I have since increased the sampling density by a factor of 12. Instead of using 134 annual rainfall totals, I have used 12-monthly totals for each of the 1600 months of record. The post “Moments of Manilla’s Yearly Raifall History” linked above, is now replaced by “Moments of Manilla’s 12-monthly Rainfall”. This results in more reliable estimates of kurtosis for use as a measure of extremes. See “Rainfall kurtosis vs. HadCRUT4, revised” and “Relations Among Rainfall Moments”.]
Note about Sampling
I chose a 21-year sampling window to be wide enough to contain enough points for analysis, without losing time-resolution, or losing too many years at each end of the record from 1883 to 2016.
The first mid-year of a sampling window was 1893 and the last, 2006.
To remove jumps in the trace on the graph, I then applied a nine-point Gaussian smoothing function. That further reduced the years that could be plotted to those from 1897 to 2002.
Note: the heavy low tail in the 1990’s
The different results for low rainfall extremes in the 1990’s arose as follows:
The lowest annual rainfall of 351 mm was not especially low, being only 301 mm below the mean. The low tail was heavy, however.
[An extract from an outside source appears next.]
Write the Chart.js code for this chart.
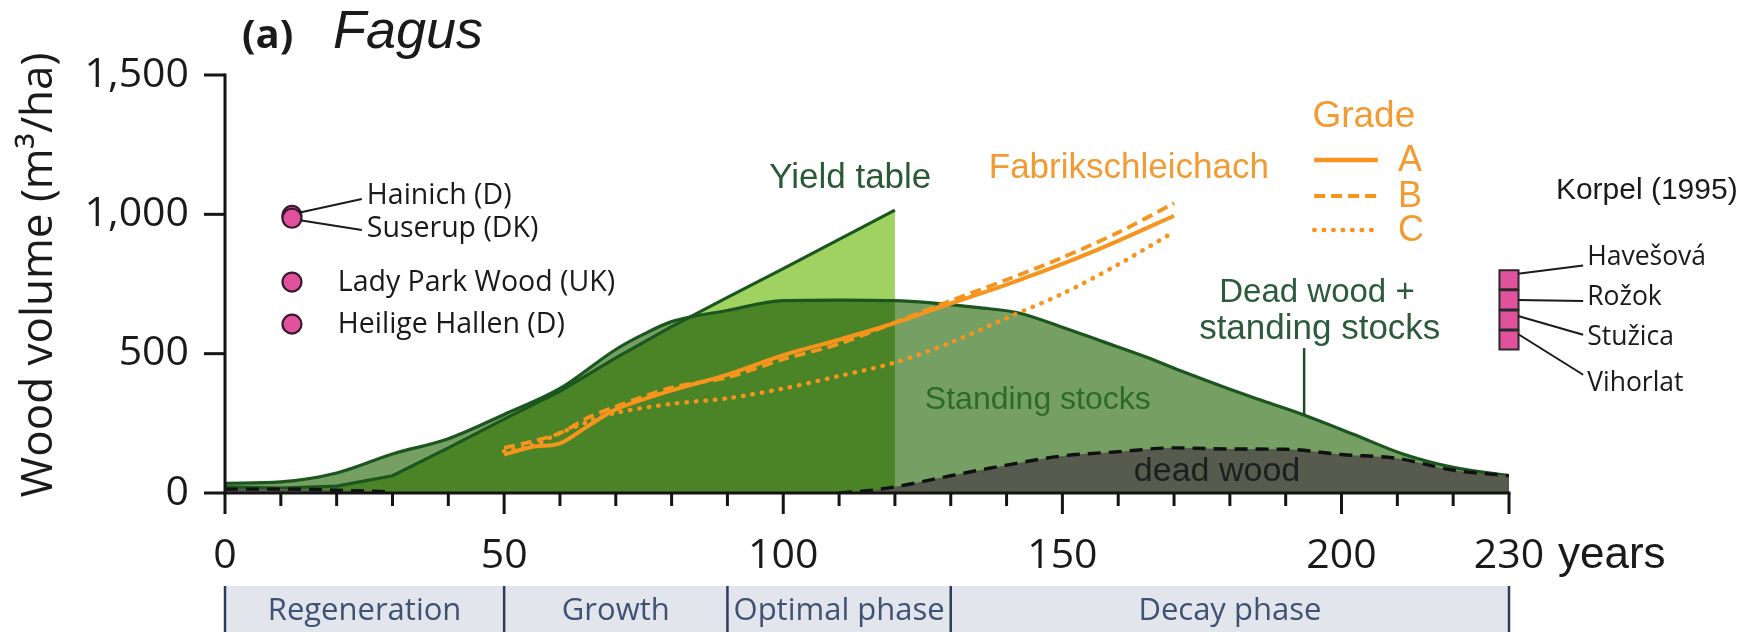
<!DOCTYPE html>
<html>
<head>
<meta charset="utf-8">
<script src="https://cdn.jsdelivr.net/npm/chart.js@4.4.0/dist/chart.umd.min.js"></script>
<style>
  html, body { margin: 0; padding: 0; background: #ffffff; }
  #c { display: block; }
</style>
</head>
<body>
<canvas id="c" width="1742" height="632"></canvas>
<script>
// ---- Stand age (years) and wood volume (m³/ha) ----
const standingYears  = [0, 10, 20, 30, 40, 50, 60, 70, 75, 80, 90, 100, 110, 120, 126, 135, 142, 150, 157, 165, 172, 180, 186, 193, 202, 211, 220, 230];
const standingVolume = [35, 40, 72, 140, 195, 282, 375, 515, 570, 615, 655, 690, 692, 690, 683, 665, 647, 595, 545, 488, 432, 372, 330, 282, 212, 140, 92, 62];

const yieldYears  = [0, 10, 20, 30, 40, 50, 60, 70, 80, 90, 100, 110, 120];
const yieldVolume = [22, 18, 25, 62, 162, 265, 365, 485, 597, 702, 805, 910, 1015];

const deadYears  = [0, 10, 20, 30, 70, 110, 115, 120, 130, 140, 150, 160, 170, 180, 190, 200, 210, 220, 230];
const deadVolume = [14, 14, 10, 4, null, 0, 8, 22, 62, 100, 133, 148, 162, 158, 157, 138, 124, 82, 62];

// Fabrikschleichach, grades A-C
const gradeYears = [50, 55, 60, 65, 70, 80, 90, 100, 110, 120, 130, 140, 150, 160, 170];
const gradeA = [138, 165, 178, 240, 300, 368, 425, 495, 550, 610, 680, 748, 822, 905, 995];
const gradeB = [162, 185, 215, 270, 310, 378, 415, 480, 535, 612, 690, 765, 845, 935, 1040];
const gradeC = [150, 170, 215, 255, 288, 320, 340, 375, 420, 468, 540, 628, 715, 820, 937];

// Old-growth reference sites
const siteNames  = ['Hainich (D)', 'Suserup (DK)', 'Lady Park Wood (UK)', 'Heilige Hallen (D)'];
const siteAge    = [12, 12, 12, 12];
const siteVolume = [996, 986, 757, 606];

// Korpel (1995) reserves
const korpelNames  = ['Havešová', 'Rožok', 'Stužica', 'Vihorlat'];
const korpelAge    = [230, 230, 230, 230];
const korpelVolume = [765, 693, 621, 549];

// Axis ticks and development phases
const yTicks = [0, 500, 1000, 1500];
const xLabelTicks = [0, 50, 100, 150, 200, 230];
const xMinorStep = 10;
const phaseNames  = ['Regeneration', 'Growth', 'Optimal phase', 'Decay phase'];
const phaseBounds = [0, 50, 90, 130, 230];

// ---- Styling ----
const COL = {
  standing: '#76a063',
  yieldFill: '#a0d262',
  darkGreen: '#1c561f',
  dead: '#565b4d',
  orange: '#f7941d',
  orangeText: '#f39a32',
  pink: '#e0529c',
  pinkEdge: '#3a1830',
  ink: '#1e1e1e',
  phaseBg: '#e3e5ec',
  phaseLine: '#2c3c5e',
  phaseText: '#3f5273'
};
const SANS = '"Open Sans", "Noto Sans", sans-serif';
const ARIAL = '"Liberation Sans", Arial, sans-serif';

const pts = (xs, ys) => xs.map((x, i) => ({ x: x, y: ys[i] }));

// Text placements, in chart (years, m³/ha) coordinates
const notes = {
  yieldLabel: { x: 112.0, y: 1130 },
  fabrik: { x: 161.9, y: 1166 },
  grade: { x: 204.0, y: 1349 },
  legendRows: [1195, 1066, 944],
  legendFrom: 195.1, legendTo: 206.5, legendLetter: 210.1,
  korpelTitle: { x: 238.4, y: 1084 },
  korpelTextX: 244.0, korpelTextY: [845, 700, 557, 392],
  siteTextX: [25.4, 25.4, 20.2, 20.2], siteTextY: [1066, 947, 754, 603],
  deadPlus: { x: 195.6, y: 718 }, standingPlus: { x: 196.1, y: 588 },
  pointerX: 193.3, pointerTop: 520,
  standingLabel: { x: 145.6, y: 334 },
  deadLabel: { x: 177.7, y: 75 }
};

function interp(xs, ys, x) {
  for (let i = 1; i < xs.length; i++) {
    if (x <= xs[i]) {
      const t = (x - xs[i - 1]) / (xs[i] - xs[i - 1]);
      return ys[i - 1] + t * (ys[i] - ys[i - 1]);
    }
  }
  return ys[ys.length - 1];
}

function txt(c, s, x, y, font, color, align, base) {
  c.font = font; c.fillStyle = color;
  c.textAlign = align || 'left'; c.textBaseline = base || 'middle';
  c.fillText(s, x, y);
}
function seg(c, x1, y1, x2, y2) {
  c.beginPath(); c.moveTo(x1, y1); c.lineTo(x2, y2); c.stroke();
}

const decor = {
  id: 'decor',
  beforeDatasetsDraw(chart) { chart.ctx.globalCompositeOperation = 'source-over'; },
  // lets a dataset ask for a blend mode for the one drawn after it
  afterDatasetDraw(chart, args) {
    const ds = chart.data.datasets[args.index];
    chart.ctx.globalCompositeOperation = ds.nextComposite || 'source-over';
  },
  afterDatasetsDraw(chart) {
    const c = chart.ctx;
    c.save();
    c.globalCompositeOperation = 'source-over';
    const sx = chart.scales.x, sy = chart.scales.y;
    const X = v => sx.getPixelForValue(v), Y = v => sy.getPixelForValue(v);
    const x0 = X(0), x1 = X(230), y0 = Y(0);

    // axes
    c.strokeStyle = '#141414'; c.lineWidth = 3; c.lineCap = 'butt';
    seg(c, x0, y0 + 1.5, x0, Y(1500) - 1.5);
    seg(c, x0 - 1.5, y0, x1 + 1.5, y0);
    yTicks.forEach(v => {
      seg(c, x0 - 21, Y(v), x0, Y(v));
      txt(c, v.toLocaleString('en-US'), x0 - 36, Y(v), '41px ' + SANS, '#1a1a1a', 'right', 'middle');
    });
    for (let v = 0; v <= 230; v += xMinorStep) {
      const major = xLabelTicks.includes(v);
      seg(c, X(v), y0, X(v), y0 + (major ? 21 : 13));
    }
    xLabelTicks.forEach(v => {
      txt(c, String(v), X(v), y0 + 75, '41px ' + SANS, '#1a1a1a', 'center', 'alphabetic');
    });
    txt(c, 'years', x1 + 49, y0 + 75, '44px ' + ARIAL, '#1a1a1a', 'left', 'alphabetic');

    // axis title
    c.save();
    c.translate(39, 275);
    c.rotate(-Math.PI / 2);
    txt(c, 'Wood volume (m³/ha)', 0, 0, '44px ' + SANS, '#1a1a1a', 'center', 'middle');
    c.restore();

    // panel title
    txt(c, '(a)', 242, 48, 'bold 40px ' + SANS, '#1a1a1a', 'left', 'alphabetic');
    txt(c, 'Fagus', 333, 48, 'italic 54px ' + ARIAL, '#1a1a1a', 'left', 'alphabetic');

    // development phases
    const barTop = y0 + 93;
    c.fillStyle = COL.phaseBg;
    c.fillRect(x0, barTop, x1 - x0, chart.height - barTop);
    c.strokeStyle = COL.phaseLine; c.lineWidth = 2.5;
    phaseBounds.forEach(b => seg(c, X(b), barTop, X(b), chart.height));
    phaseNames.forEach((n, i) => {
      const mid = (phaseBounds[i] + phaseBounds[i + 1]) / 2;
      txt(c, n, X(mid), barTop + 25, '31px ' + SANS, COL.phaseText, 'center', 'middle');
    });

    // curve labels
    txt(c, 'Yield table', X(notes.yieldLabel.x), Y(notes.yieldLabel.y), '35px ' + ARIAL, '#2a5a35', 'center');
    txt(c, 'Fabrikschleichach', X(notes.fabrik.x), Y(notes.fabrik.y), '35px ' + ARIAL, COL.orangeText, 'center');
    txt(c, 'Standing stocks', X(notes.standingLabel.x), Y(notes.standingLabel.y), '32px ' + ARIAL, '#2c6a2c', 'center');
    txt(c, 'dead wood', X(notes.deadLabel.x), Y(notes.deadLabel.y), '34px ' + ARIAL, COL.ink, 'center');
    txt(c, 'Dead wood +', X(notes.deadPlus.x), Y(notes.deadPlus.y), '33px ' + ARIAL, '#2b5a3c', 'center');
    txt(c, 'standing stocks', X(notes.standingPlus.x), Y(notes.standingPlus.y), '35px ' + ARIAL, '#2b5a3c', 'center');
    c.strokeStyle = '#1f4a2a'; c.lineWidth = 2.5;
    seg(c, X(notes.pointerX), Y(notes.pointerTop), X(notes.pointerX),
        Y(interp(standingYears, standingVolume, notes.pointerX)));

    // grade legend
    txt(c, 'Grade', X(notes.grade.x), Y(notes.grade.y), '37px ' + ARIAL, COL.orangeText, 'center');
    const legStyles = [
      { dash: [], w: 4.5, cap: 'butt' },
      { dash: [11, 6], w: 4, cap: 'butt' },
      { dash: [0.5, 9], w: 4.5, cap: 'round' }
    ];
    ['A', 'B', 'C'].forEach((g, i) => {
      const yy = Y(notes.legendRows[i]);
      c.save();
      c.strokeStyle = COL.orange; c.lineWidth = legStyles[i].w; c.lineCap = legStyles[i].cap;
      c.setLineDash(legStyles[i].dash);
      seg(c, X(notes.legendFrom), yy, X(notes.legendTo), yy);
      c.restore();
      txt(c, g, X(notes.legendLetter), yy + 1, '36px ' + ARIAL, COL.orangeText, 'left');
    });

    // reference sites (left)
    c.strokeStyle = '#1a1a1a'; c.lineWidth = 2;
    siteNames.forEach((n, i) => {
      const tx = X(notes.siteTextX[i]), ty = Y(notes.siteTextY[i]);
      txt(c, n, tx, ty, '28.5px ' + SANS, '#1a1a1a', 'left');
    });
    seg(c, X(siteAge[0]) + 8, Y(siteVolume[0]) - 3, X(notes.siteTextX[0]) - 5, Y(notes.siteTextY[0]) + 3);
    seg(c, X(siteAge[1]) + 8, Y(siteVolume[1]) + 2, X(notes.siteTextX[1]) - 5, Y(notes.siteTextY[1]) + 1);

    // Korpel (1995)
    txt(c, 'Korpel (1995)', X(notes.korpelTitle.x), Y(notes.korpelTitle.y), '30px ' + ARIAL, '#1a1a1a', 'left');
    const tie = [[-6, 8], [0, 3], [-4, -3], [-6, -9]];
    korpelNames.forEach((n, i) => {
      const tx = X(notes.korpelTextX), ty = Y(notes.korpelTextY[i]);
      txt(c, n, tx, ty, '26.5px ' + SANS, '#1a1a1a', 'left');
      seg(c, X(korpelAge[i]) + 9, Y(korpelVolume[i]) + tie[i][0], tx - 4, ty + tie[i][1]);
    });
    c.restore();
  }
};

const datasets = [
  { label: 'Standing stocks area', data: pts(standingYears, standingVolume), fill: 'origin',
    backgroundColor: COL.standing, borderColor: 'rgba(0,0,0,0)', borderWidth: 0, pointRadius: 0,
    cubicInterpolationMode: 'monotone', order: 12, nextComposite: 'multiply' },
  { label: 'Yield table area', data: pts(yieldYears, yieldVolume), fill: 'origin',
    backgroundColor: COL.yieldFill, borderColor: 'rgba(0,0,0,0)', borderWidth: 0, pointRadius: 0,
    tension: 0, order: 11 },
  { label: 'Dead wood + standing stocks', data: pts(standingYears, standingVolume), fill: false,
    borderColor: COL.darkGreen, borderWidth: 3.2, pointRadius: 0, cubicInterpolationMode: 'monotone', order: 10 },
  { label: 'Yield table', data: pts(yieldYears, yieldVolume), fill: false,
    borderColor: COL.darkGreen, borderWidth: 3.2, pointRadius: 0, tension: 0, order: 9 },
  { label: 'Dead wood', data: pts(deadYears, deadVolume), fill: 'origin',
    backgroundColor: COL.dead, borderColor: '#111111', borderWidth: 3.4, borderDash: [13, 8],
    pointRadius: 0, cubicInterpolationMode: 'monotone', spanGaps: false, order: 8 },
  { label: 'Grade C', data: pts(gradeYears, gradeC), fill: false, borderColor: COL.orange,
    borderWidth: 4.5, borderDash: [0.5, 9], borderCapStyle: 'round', pointRadius: 0, tension: 0.3, order: 7 },
  { label: 'Grade B', data: pts(gradeYears, gradeB), fill: false, borderColor: COL.orange,
    borderWidth: 3.8, borderDash: [11, 6], pointRadius: 0, tension: 0.3, order: 6 },
  { label: 'Grade A', data: pts(gradeYears, gradeA), fill: false, borderColor: COL.orange,
    borderWidth: 4, pointRadius: 0, tension: 0.3, order: 5 },
  { label: 'Old-growth sites', data: pts(siteAge, siteVolume), showLine: false,
    pointRadius: 9.5, pointBackgroundColor: COL.pink, pointBorderColor: COL.pinkEdge, pointBorderWidth: 2.2,
    clip: false, order: 2 },
  { label: 'Korpel (1995)', data: pts(korpelAge, korpelVolume), showLine: false, pointStyle: 'rect',
    pointRadius: 13.5, pointBackgroundColor: COL.pink, pointBorderColor: '#2a2a2a', pointBorderWidth: 2,
    clip: false, order: 1 }
];

new Chart(document.getElementById('c'), {
  type: 'line',
  data: { datasets: datasets },
  options: {
    responsive: false,
    devicePixelRatio: 1,
    animation: false,
    layout: { padding: { left: 225, right: 233, top: 75, bottom: 139 } },
    scales: {
      x: { type: 'linear', min: 0, max: 230, display: false },
      y: { type: 'linear', min: 0, max: 1500, display: false }
    },
    plugins: { legend: { display: false }, tooltip: { enabled: false } },
    elements: { point: { hoverRadius: 0 } }
  },
  plugins: [decor]
});
</script>
</body>
</html>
Since the upper limit for the lower tail had been set at 395 mm, both the value of 351 mm (1994) and another value of 366 mm (2002) fell within the lower tail. In every 21-year sample that included these two years, the percentage within the low tail was 9.5%. When compared to the 5% in the lower tail of the fitted long-term Normal Distribution, that makes a very high ratio of 1.9.
Note: Use of 10% tails
The immense US Climate Extremes Index, introduced in 1996, counts the upper and lower 10% of data values as “Extremes”. Counting 20% of available data in this way adds stability to the analysis, but does so at the expense of including conditions that are not far removed from the ordinary. In a normal distribution, some of the values that would be counted as “Extremes” would be only 1.3 Standard Deviations away from the Mean.